L'absent le plus présent
En principe, il est le khalife désigné de la Tidjania sénégalaise à l'échelle des fils. Mais Serigne Cheikh Tidiane Sy assumera-t-il cette succession ? Là est le suspense après le décès de Serigne Mansour Sy.
Qui pour occuper la place laissée vacante par le khalife Serigne Mansour Sy, rappelé à Dieu, samedi aux environs de 23 heures ? Les informations qui nous reviennent laissent entendre que jusque tard dans la soirée, il n'avait pas fait signe de vie, alors que tout le monde est d'accord que c'est lui qui doit succéder à Serigne Mansour Sy, le système de transmission du pouvoir étant fondé sur l'âge, sur l'échelle des fils.
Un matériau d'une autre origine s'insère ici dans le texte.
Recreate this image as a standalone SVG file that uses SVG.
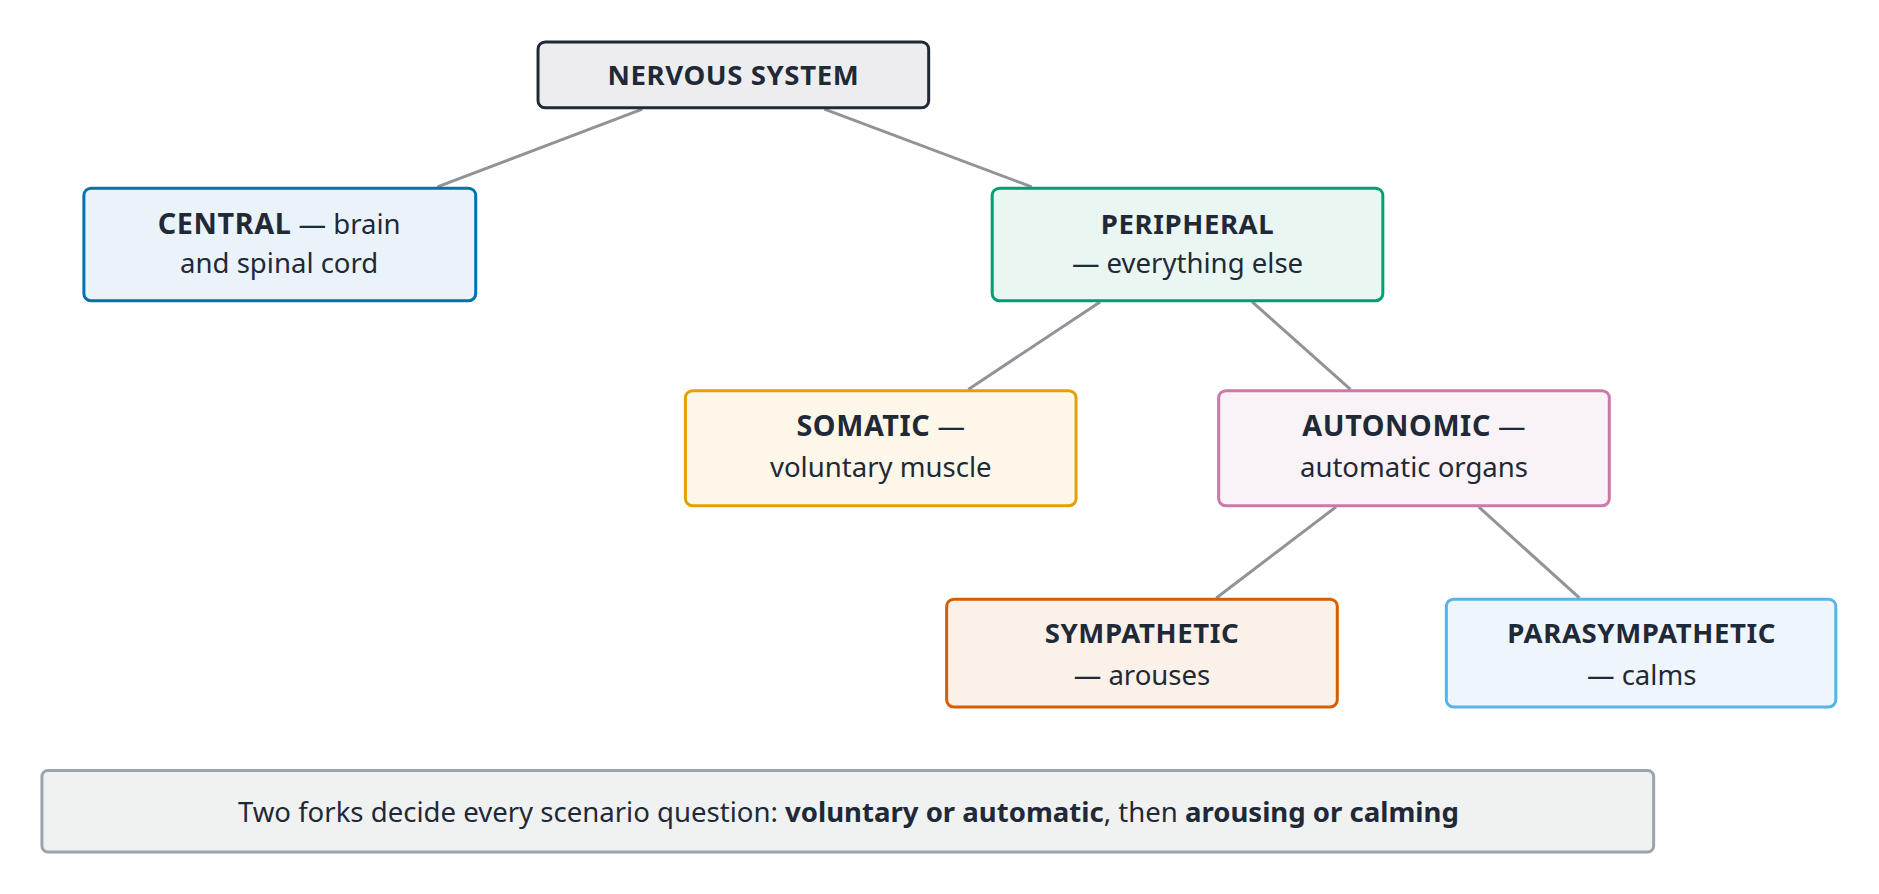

Natif de Saint-Louis, Serigne Cheikh Tidiane Sy est le troisième fils de Serigne Ababacar Sy, khalife des tidjanes de 1922 à 1957. Guide religieux atypique, érudit et d'une éloquence hors normes, il fait partie des fondateurs du Parti de la solidarité sénégalaise (PSS, opposition à Senghor), avec notamment Ibrahima Seydou Ndao. C'est fort de cette casquette qu'il est emprisonné en 1959, à la suite de la contestation de résultats électoraux jugés “tronqués” par le PSS et le Parti de l'indépendance et du travail (PAI).
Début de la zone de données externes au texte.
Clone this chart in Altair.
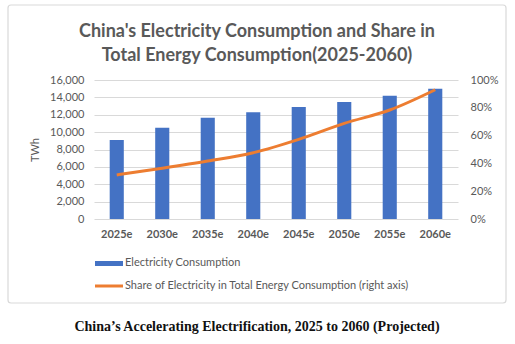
import altair as alt
import pandas as pd

years = ["2025e", "2030e", "2035e", "2040e", "2045e", "2050e", "2055e", "2060e"]
consumption_twh = [9100, 10500, 11650, 12300, 12900, 13480, 14200, 14980]
electricity_share = [0.317, 0.365, 0.417, 0.477, 0.573, 0.688, 0.784, 0.93]

title_lines = ["China's Electricity Consumption and Share in", "Total Energy Consumption(2025-2060)"]
legend_labels = ["Electricity Consumption", "Share of Electricity in Total Energy Consumption (right axis)"]
caption = "China\u2019s Accelerating Electrification, 2025 to 2060 (Projected)"
y_ticks = [0, 2000, 4000, 6000, 8000, 10000, 12000, 14000, 16000]
share_ticks = [0, 0.2, 0.4, 0.6, 0.8, 1.0]

BLUE = "#4472C4"
ORANGE = "#ED7D31"
GRAY = "#595959"
FONT = "Lato"

df = pd.DataFrame({"year": years, "twh": consumption_twh, "share": electricity_share})
one = pd.DataFrame({"k": [0]})

x_enc = alt.X("year:N", sort=years, title=None,
              scale=alt.Scale(paddingInner=0.69, paddingOuter=0.345),
              axis=alt.Axis(domain=False, ticks=False, labelAngle=0, labelPadding=9,
                            labelFontWeight="bold", labelColor=GRAY, labelFontSize=11, labelFont=FONT))

bars = alt.Chart(df).mark_bar(color=BLUE).encode(
    x=x_enc,
    y=alt.Y("twh:Q", title="TWh", scale=alt.Scale(domain=[0, 16000]),
            axis=alt.Axis(values=y_ticks, format=",.0f", domain=False, ticks=False, labelPadding=10,
                          grid=True, gridColor="#d9d9d9", labelColor=GRAY, labelFontSize=11, labelFont=FONT,
                          titleColor=GRAY, titleFontSize=11, titleFont=FONT, titleFontWeight="normal",
                          titlePadding=9)),
)

line = alt.Chart(df).mark_line(color=ORANGE, strokeWidth=3, interpolate="monotone").encode(
    x=alt.X("year:N", sort=years),
    y=alt.Y("share:Q", title=None, scale=alt.Scale(domain=[0, 1]),
            axis=alt.Axis(orient="right", values=share_ticks, format=".0%", domain=False, ticks=False,
                          grid=False, labelPadding=12, labelColor=GRAY, labelFontSize=11, labelFont=FONT)),
)

border = alt.Chart(one).mark_rect(fillOpacity=0, stroke="#d9d9d9", strokeWidth=1.2, cornerRadius=3).encode(
    x=alt.value(-86), x2=alt.value(412), y=alt.value(-75), y2=alt.value(223)
)

leg_rect = alt.Chart(one).mark_rect(color=BLUE).encode(
    x=alt.value(1), x2=alt.value(29), y=alt.value(181), y2=alt.value(186)
)
leg_line = alt.Chart(one).mark_rule(color=ORANGE, strokeWidth=3).encode(
    x=alt.value(1), x2=alt.value(29), y=alt.value(206)
)
leg_text1 = alt.Chart(one).mark_text(text=legend_labels[0], align="left", baseline="middle",
                                     font=FONT, fontSize=11, color=GRAY).encode(
    x=alt.value(31), y=alt.value(183)
)
leg_text2 = alt.Chart(one).mark_text(text=legend_labels[1], align="left", baseline="middle",
                                     font=FONT, fontSize=11, color=GRAY).encode(
    x=alt.value(31), y=alt.value(206)
)
cap = alt.Chart(one).mark_text(text=caption, align="center", baseline="middle",
                               font="Liberation Serif", fontSize=14, fontWeight="bold", color="#111111").encode(
    x=alt.value(163), y=alt.value(247)
)

chart = alt.layer(border, bars, line, leg_rect, leg_line, leg_text1, leg_text2, cap).resolve_scale(
    y="independent"
).properties(
    width=364, height=139,
    autosize=alt.AutoSizeParams(type="none"),
    padding={"left": 94, "top": 80, "right": 57, "bottom": 125},
    title=alt.TitleParams(text=title_lines, font=FONT, fontSize=18, fontWeight="bold", color=GRAY,
                          anchor="middle", dx=-19, dy=69, lineHeight=24, offset=8),
).configure_view(stroke=None)

chart.save("out.html", embed_options={"renderer": "svg", "actions": False})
Sa nomination comme ambassadeur au Caire dans les années 60, marque un début de réconciliation avec Senghor. Mais très vite, on le soupçonne de complot avec certains milieux islamistes. Serigne Cheikh, comme le nomment affectueusement ses fidèles, lance dans les 80 la Dahiratoul Moustarchidina Wal Moustarchidaty qui se signalera par son opposition frontale au régime socialiste, alors dirigé par Abdou Diouf. Le mouvement est surtout animé par son fils, Serigne Moustapha Sy, qui tire son charisme de son père. Le pic de la confrontation sera physique. Sous l’initiative de la Coordination des forces démocratiques (Cfd), le 16 février 1994, les Mouschtarchidines prennent la rue.
La marche à travers les grandes avenues de la capitale sénégalaise va dégénérer : sept personnes, dont six policiers, seront tuées à l'arme blanche, en plus des blessés du côté des manifestants. Plus de 150 membres du mouvement des Moustarchidines sont arrêtés ; de même que des membres des partis de l’opposition qui vont rejoindre leur leader en prison dont Serigne Moustapha Sy, arrêté le 30 octobre 93. Ces Moustarchidines et Moustarchidates seront incarcérés dans les prisons de Dakar et Rufisque où ils vont rester des mois avant de bénéficier d’un non-lieu.
L'arrivée de Me Wade au pouvoir ne marque pas la fin des hostilités. Si les Moustarchidines ne prennent plus la rue, ils alimentent, à travers des débats et conférences, l'adhésion à un courant réformiste de l'islam qui met en avant le travail et l'engagement. L'Université du ramadan organisée chaque année constitue le socle de cette idéologie.
Serigne Cheikh est depuis quelques années ''invisible''. Ses apparitions sont si rares que ses sorties sont très attendues. ''La méditation et la réflexion sont ses aliments'', confie un de ses proches. Cette discrétion légendaire est compensée par son fils qui ne rate pas les occasions de donner la position de son père sur les questions, même politiques.
De santé fragile, celui qui est adulé par ses proches, pourra-t-il assumer la charge qui lui est due ? Acceptera-il de l'assumer ? Saura-t-il unifier la famille divisée des Sy de Tivaouane ? Si personne ne conteste son leadership, lui seul décidera s'il prend le trône ou pas. Tout le suspense est là.